How many friends do you have? Two, three, or are you a social butterfly? How many friends do your friends have? More than you or less than you? Probably more, that's what the "Friendship Paradox" says. Mathematicians have developed a theory that takes this paradox further than 'averages'.
In the pages of a dictionary, friendship means a relationship between individuals who are friends or the state of being close enough to share feelings, thoughts, value each other, and in the process, strengthen the bond. However, there is a theory of the “Friendship paradox”. It says that your friends have more friends than you do.
In 1991, American sociologist Scott Feld, a scholar of mathematical sociology and social networks, was first to explain the idea of the “friendship paradox”. An article on the same was published under the title “Why Your Friends Have More Friends Than You Do” in a journal.
Researchers found a general idea that the number of friends our friends have is greater than the number of friends we have in-person through mathematical calculations.
However, taking out an average can also be highly misleading because of the unknown sample. George Cantwell said, “It can be biased and can also lead to the failure of the theory based on people’s experiences”.
How is the 'friendship paradox' popularity equated?
Let’s imagine a person with two or three friends in contrast with a person who has a group of friends. Friends often shape our behavior and the way we deal with social issues.
Society is a web of social relationships, and man is always found to be seeking a company. Therefore, we are more likely to be friends with someone with whom our values, thoughts, and actions match.
However, on the other side of the coin, we seek to be friends with a social butterfly. So here, we as individuals are one of the hundreds of friends’ the social butterfly possesses.
Thinking of an introverted individual who is happy with just two or three friends can also become a friend of that social butterfly. However, the introverted individual has a social butterfly friend who has more friends in this social bubble.

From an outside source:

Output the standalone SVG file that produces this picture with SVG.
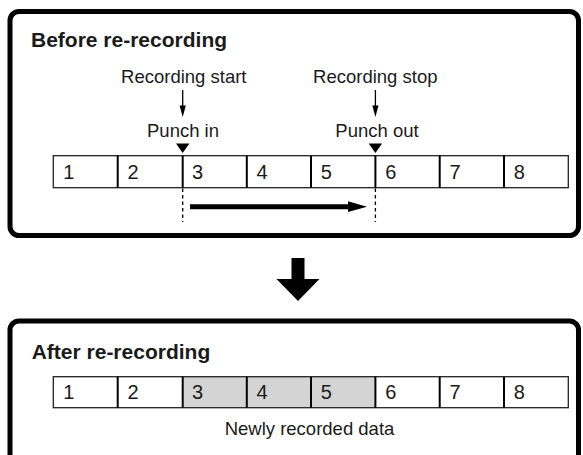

But, not everyone is dependent upon the behavior of an individual for friendship. So, this is taken on average.
George Cantwell, with his colleagues, analyzed and developed new mathematical equations. These might help researchers to understand the paradox of friendship found in real-world social networks.

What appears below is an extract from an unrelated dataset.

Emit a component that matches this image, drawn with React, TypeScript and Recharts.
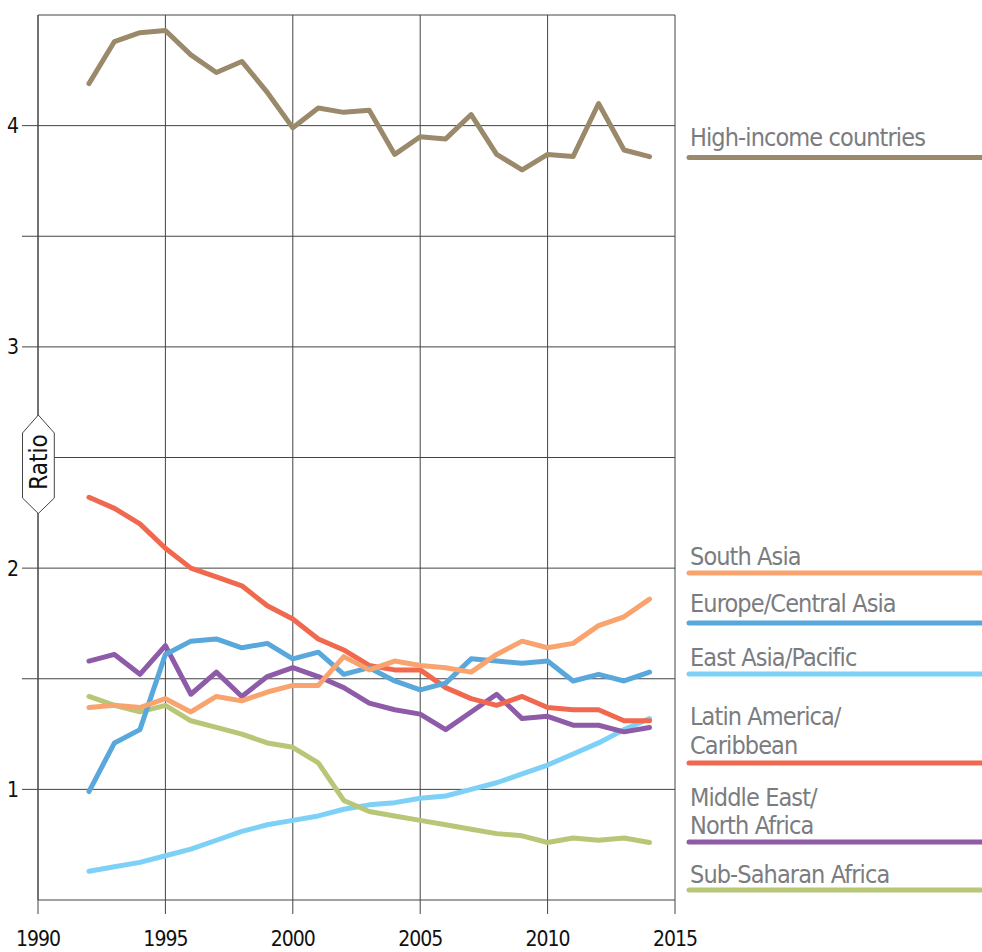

Mathematical researchers and sociologists based their equations on assumptions relating to real-world studies. The first assumption says that there’s a significant degree of variation in the number of friends an individual has. This depends upon the social network in which he/she is living.
The second assumption is that popular people are always found in clusters with other popular people or friends. In contrast, we can find unpopular people are more likely to be friends with unpopular people.
Generalized friendship paradox
The researchers, however, developed a new mathematical theory as a variation of the friendship paradox known as the “generalized friendship paradox”.
This new theory, on average, states that our friends are not only more popular but richer and better looking as well. But, again, this is because we look up to them.
These new equations that emphasized the assumptions mentioned earlier explains approximately 95% of the variation faced in real-world situations.
Mathematical equations show that this friendship paradox tends to strengthen social networks made up of people with differences in popularities.
A person with two friends in the same social network where the person’s friend has 100 more friends in general, here the friendship paradox will be stronger than a social butterfly or person having ten friends.
Again researchers have believed that their social circle samples are biased samples of the population. Again, however, it isn’t clear how bias samples may turn the equations of friendship and emotional bonds in specific cases.
Certain aspects of society depend upon empirical data and even some mathematical equations that can help explain the other aspects of society. For example, the friendship notion of emotional ties often tends to get stronger with time, and hence our close friends become our family.
However, statistically, friends with whom we are in close contact and who have shared an emotional bond are more likely to be in close contact with other friends or many other people outside our social circles.
Concluding the theory, Cantwell opined that in most cases, “it’s probably not appropriate to compare ourselves to our friends”, but the friendship paradox is true.